Requirement >> Omit pictures and quote the listing below line by line, from its start through the line that holds "(33,508) -- cycle;".

⁂

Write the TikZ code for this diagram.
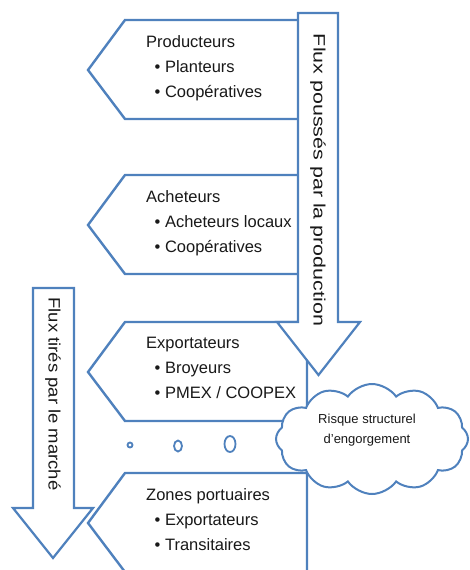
\documentclass[tikz,border=0pt]{standalone}
\usepackage{graphicx}
\usepackage{fontspec}
\setmainfont{Liberation Sans}
\usepackage{tikz}
\usetikzlibrary{shapes.symbols}
\definecolor{outline}{RGB}{79,129,189}
\definecolor{ink}{RGB}{25,25,25}

\begin{document}
\begin{tikzpicture}[x=1pt,y=-1pt,
chevron/.style={draw=outline,fill=white,line width=2.4pt,line join=miter},
flow/.style={draw=outline,fill=white,line width=2.2pt},
label/.style={text=ink,align=left,inner sep=0pt,anchor=west,font=\fontsize{16.5}{25}\selectfont},
vlabel/.style={text=ink,inner sep=0pt,rotate=-90,font=\fontsize{16.5}{20}\selectfont},
bubble/.style={draw=outline,fill=white,line width=1.8pt}
]
\useasboundingbox (0,0) rectangle (470,570);

% The chevrons
\foreach \t in {20,175,322,473}
  \path[chevron] (307,\t) -- (125,\t) -- (88,\t+50) -- (125,\t+99) -- (307,\t+99) -- cycle;

% The arrows
\path[flow] (298,13) -- (338,13) -- (338,322) -- (360,322) -- (318.5,375) -- (277,322) -- (298,322) -- cycle;
\path[flow] (33,288) -- (74,288) -- (74,508) -- (93,508) -- (53,558) -- (13,508) -- (33,508) -- cycle;

% The labels
\node[label] (prod) at (146,68) {Producteurs\\\hspace{8.5pt}\textbullet\ Planteurs\\\hspace{8.5pt}\textbullet\ Coopératives};
\node[label] (buy) at (146,223) {Acheteurs\\\hspace{8.5pt}\textbullet\ Acheteurs locaux\\\hspace{8.5pt}\textbullet\ Coopératives};
\node[label] (exp) at (146,368) {Exportateurs\\\hspace{8.5pt}\textbullet\ Broyeurs\\\hspace{8.5pt}\textbullet\ PMEX / COOPEX};
\node[label] (port) at (146,520) {Zones portuaires\\\hspace{8.5pt}\textbullet\ Exportateurs\\\hspace{8.5pt}\textbullet\ Transitaires};
\node[vlabel] (push) at (318,180) {\scalebox{1.3}[1]{Flux poussés par la production}};
\node[vlabel] (pull) at (53,394) {\scalebox{1.12}[1]{Flux tirés par le marché}};

% The dots
\draw[bubble] (130,445) circle[radius=2.5];
\draw[bubble] (178,446) circle[x radius=4,y radius=5.5];
\draw[bubble] (230,444) circle[x radius=5.5,y radius=8];

% The cloud
\node[cloud,cloud puffs=12,cloud puff arc=110,aspect=1.8,draw=outline,fill=white,line width=2pt,minimum width=192pt,minimum height=110pt] (risk) at (372,439) {};
\node[text=ink,align=center,inner sep=0pt,font=\fontsize{13}{20}\selectfont] (risktext) at (367,430) {Risque structurel\\d'engorgement};
\end{tikzpicture}
\end{document}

⁂

Final answer >>
Write the TikZ code for this diagram.
\documentclass[tikz,border=0pt]{standalone}
\usepackage{graphicx}
\usepackage{fontspec}
\setmainfont{Liberation Sans}
\usepackage{tikz}
\usetikzlibrary{shapes.symbols}
\definecolor{outline}{RGB}{79,129,189}
\definecolor{ink}{RGB}{25,25,25}

\begin{document}
\begin{tikzpicture}[x=1pt,y=-1pt,
chevron/.style={draw=outline,fill=white,line width=2.4pt,line join=miter},
flow/.style={draw=outline,fill=white,line width=2.2pt},
label/.style={text=ink,align=left,inner sep=0pt,anchor=west,font=\fontsize{16.5}{25}\selectfont},
vlabel/.style={text=ink,inner sep=0pt,rotate=-90,font=\fontsize{16.5}{20}\selectfont},
bubble/.style={draw=outline,fill=white,line width=1.8pt}
]
\useasboundingbox (0,0) rectangle (470,570);

% The chevrons
\foreach \t in {20,175,322,473}
  \path[chevron] (307,\t) -- (125,\t) -- (88,\t+50) -- (125,\t+99) -- (307,\t+99) -- cycle;

% The arrows
\path[flow] (298,13) -- (338,13) -- (338,322) -- (360,322) -- (318.5,375) -- (277,322) -- (298,322) -- cycle;
\path[flow] (33,288) -- (74,288) -- (74,508) -- (93,508) -- (53,558) -- (13,508) -- (33,508) -- cycle;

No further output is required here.